══ Records provided ══

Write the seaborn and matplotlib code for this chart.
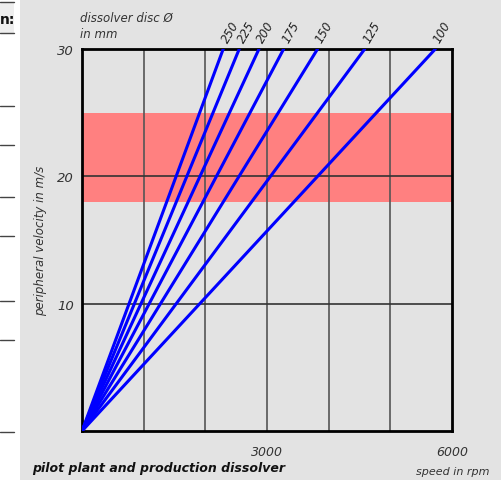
import pandas as pd
import matplotlib.pyplot as plt
import seaborn as sns
from matplotlib.patches import Rectangle
from matplotlib.lines import Line2D

# disc diameters (mm) and the speed (rpm) where each line leaves the chart at 30 m/s
discs = [250, 225, 200, 175, 150, 125, 100]
end_speed = [2290, 2550, 2870, 3270, 3820, 4585, 5730]
end_velocity = [30, 30, 30, 30, 30, 30, 30]

band = (18, 25)
xticks = [1000, 2000, 3000, 4000, 5000, 6000]
xticklabels = ['', '', '3000', '', '', '6000']
yticks = [10, 20, 30]

rows = []
for d, n, v in zip(discs, end_speed, end_velocity):
    rows.append({'disc': d, 'speed': 0, 'v': 0})
    rows.append({'disc': d, 'speed': n, 'v': v})
df = pd.DataFrame(rows)

sns.set_style('white')
plt.rcParams['font.family'] = ['DejaVu Sans']
bg = '#e3e3e3'

fig = plt.figure(figsize=(5.02, 4.81), dpi=100, facecolor=bg)
W, H = 502, 481
ax = fig.add_axes([82 / W, (H - 432) / H, 370 / W, 382 / H])
ax.set_facecolor(bg)

ax.axhspan(band[0], band[1], color='#ff8080', lw=0, zorder=0)
for x in xticks[:-1]:
    ax.axvline(x, color='#555555', lw=1.2, zorder=1)
for y in yticks[:-1]:
    ax.axhline(y, color='#333333', lw=1.2, zorder=1)

sns.lineplot(data=df, x='speed', y='v', units='disc', estimator=None,
             color='blue', lw=2.2, ax=ax, zorder=3, legend=False)

for d, n, v in zip(discs, end_speed, end_velocity):
    ax.annotate(str(d), (n, v), xytext=(5, 3), textcoords='offset points',
                rotation=60, rotation_mode='anchor', ha='left', va='bottom',
                fontsize=8.5, style='italic', color='#222222',
                annotation_clip=False)

ax.set_xlim(0, 6000)
ax.set_ylim(0, 30)
ax.set_xticks(xticks)
ax.set_xticklabels(xticklabels, fontsize=9, style='italic', color='#333333')
ax.set_yticks(yticks)
ax.set_yticklabels([str(t) for t in yticks], fontsize=9.5, style='italic', color='#333333')
ax.tick_params(axis='x', direction='out', length=5, width=1.5, color='black', pad=5)
ax.tick_params(axis='y', direction='out', length=4, width=1.5, color='black', pad=2)
ax.set_xlabel('')
ax.set_ylabel('peripheral velocity in m/s', fontsize=8.5, style='italic',
              color='#333333', labelpad=7)
for s in ax.spines.values():
    s.set_color('black')
    s.set_linewidth(2)

fig.text(80 / W, 1 - 18 / H, 'dissolver disc Ø', fontsize=8.5, style='italic',
         color='#333333', ha='left', va='center')
fig.text(80 / W, 1 - 34 / H, 'in mm', fontsize=8.5, style='italic',
         color='#333333', ha='left', va='center')
fig.text(32 / W, 1 - 469 / H, 'pilot plant and production dissolver', fontsize=9,
         style='italic', weight='bold', color='#111111', ha='left', va='center')
fig.text(490 / W, 1 - 472 / H, 'speed in rpm', fontsize=8, style='italic',
         color='#333333', ha='right', va='center')

# cropped page strip on the left edge
fig.patches.append(Rectangle((0, 0), 20 / W, 1, transform=fig.transFigure,
                             facecolor='white', edgecolor='none'))
fig.patches.append(Rectangle((0, 1 - 34 / H), 14 / W, 31 / H, transform=fig.transFigure,
                             facecolor='#eeeeee', edgecolor='none'))
fig.text(0, 1 - 20 / H, 'n:', fontsize=10, weight='bold', color='#111111',
         ha='left', va='center')
for y in [3, 34, 107, 146, 198, 237, 302, 341, 433]:
    fig.add_artist(Line2D([0, 14 / W], [1 - y / H, 1 - y / H], transform=fig.transFigure,
                          color='#444444', lw=1))

fig.savefig('out.png', dpi=100, facecolor=bg)
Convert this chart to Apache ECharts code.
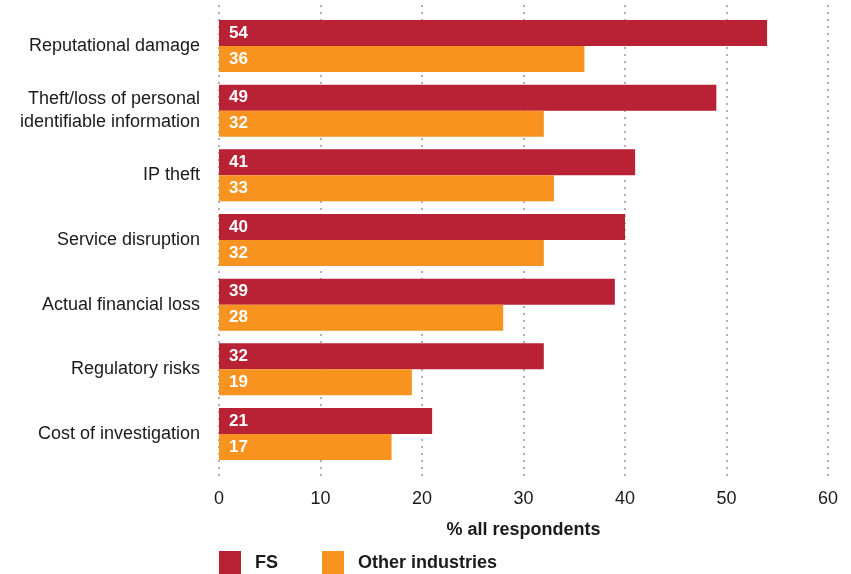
<!DOCTYPE html>
<html><head><meta charset="utf-8">
<script src="https://cdn.jsdelivr.net/npm/echarts@6/dist/echarts.min.js"></script>
<style>html,body{margin:0;padding:0;background:#fff}#c{width:851px;height:574px}</style>
</head><body><div id="c"></div>
<script>
const categories = ['Reputational damage','Theft/loss of personal\nidentifiable information','IP theft','Service disruption','Actual financial loss','Regulatory risks','Cost of investigation'];
const fsValues = [54,49,41,40,39,32,21];
const otherValues = [36,32,33,32,28,19,17];
const xTicks = [0,10,20,30,40,50,60];
const seriesNames = ['FS','Other industries'];
const colors = ['#B82234','#F7931E'];
const font = 'Liberation Sans, Arial, Helvetica, sans-serif';

const chart = echarts.init(document.getElementById('c'), null, {renderer:'canvas'});
const valLabel = {show:true, position:'insideLeft', distance:10, color:'#fff', fontWeight:'bold', fontSize:17, fontFamily:font};
chart.setOption({
  animation:false,
  textStyle:{fontFamily:font},
  legend:{left:214, top:546, itemWidth:22, itemHeight:24, itemGap:44, icon:'rect',
    data:seriesNames,
    textStyle:{fontSize:18, fontWeight:'bold', color:'#1a1a1a', padding:[0,0,0,9], fontFamily:font}},
  grid:[
    {left:219, right:23, top:5, bottom:95},
    {left:219, right:23, top:13.7, bottom:107.7}
  ],
  xAxis:[
    {gridIndex:0, type:'value', min:xTicks[0], max:xTicks[xTicks.length-1], interval:10,
     axisLine:{show:false}, axisTick:{show:false},
     axisLabel:{fontSize:18, color:'#1a1a1a', margin:11, fontFamily:font},
     splitLine:{show:true, lineStyle:{color:'#b8afab', width:2, type:[2,5]}},
     name:'% all respondents', nameLocation:'middle', nameGap:42,
     nameTextStyle:{fontSize:18, fontWeight:'bold', color:'#1a1a1a', fontFamily:font}},
    {gridIndex:1, type:'value', min:0, max:60, show:false}
  ],
  yAxis:[
    {gridIndex:0, type:'value', show:false},
    {gridIndex:1, type:'category', data:categories, inverse:true,
     axisLine:{show:false}, axisTick:{show:false},
     axisLabel:{fontSize:18, color:'#1a1a1a', margin:19, lineHeight:23, padding:[0,0,10,0], fontFamily:font}}
  ],
  series:[
    {name:seriesNames[0], type:'bar', xAxisIndex:1, yAxisIndex:1, data:fsValues,
     itemStyle:{color:colors[0]}, barGap:'0%', barCategoryGap:'19.6%', label:valLabel},
    {name:seriesNames[1], type:'bar', xAxisIndex:1, yAxisIndex:1, data:otherValues,
     itemStyle:{color:colors[1]}, barGap:'0%', barCategoryGap:'19.6%', label:valLabel}
  ]
});
</script></body></html>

═══

- _Job_
Repeat the listing above up to and including the line with "color='blue', lw=2.2, ax=ax, zorder=3, legend=False)", starting from its first line. Drop any pictures.

- _Result for this task_
Write the seaborn and matplotlib code for this chart.
import pandas as pd
import matplotlib.pyplot as plt
import seaborn as sns
from matplotlib.patches import Rectangle
from matplotlib.lines import Line2D

# disc diameters (mm) and the speed (rpm) where each line leaves the chart at 30 m/s
discs = [250, 225, 200, 175, 150, 125, 100]
end_speed = [2290, 2550, 2870, 3270, 3820, 4585, 5730]
end_velocity = [30, 30, 30, 30, 30, 30, 30]

band = (18, 25)
xticks = [1000, 2000, 3000, 4000, 5000, 6000]
xticklabels = ['', '', '3000', '', '', '6000']
yticks = [10, 20, 30]

rows = []
for d, n, v in zip(discs, end_speed, end_velocity):
    rows.append({'disc': d, 'speed': 0, 'v': 0})
    rows.append({'disc': d, 'speed': n, 'v': v})
df = pd.DataFrame(rows)

sns.set_style('white')
plt.rcParams['font.family'] = ['DejaVu Sans']
bg = '#e3e3e3'

fig = plt.figure(figsize=(5.02, 4.81), dpi=100, facecolor=bg)
W, H = 502, 481
ax = fig.add_axes([82 / W, (H - 432) / H, 370 / W, 382 / H])
ax.set_facecolor(bg)

ax.axhspan(band[0], band[1], color='#ff8080', lw=0, zorder=0)
for x in xticks[:-1]:
    ax.axvline(x, color='#555555', lw=1.2, zorder=1)
for y in yticks[:-1]:
    ax.axhline(y, color='#333333', lw=1.2, zorder=1)

sns.lineplot(data=df, x='speed', y='v', units='disc', estimator=None,
             color='blue', lw=2.2, ax=ax, zorder=3, legend=False)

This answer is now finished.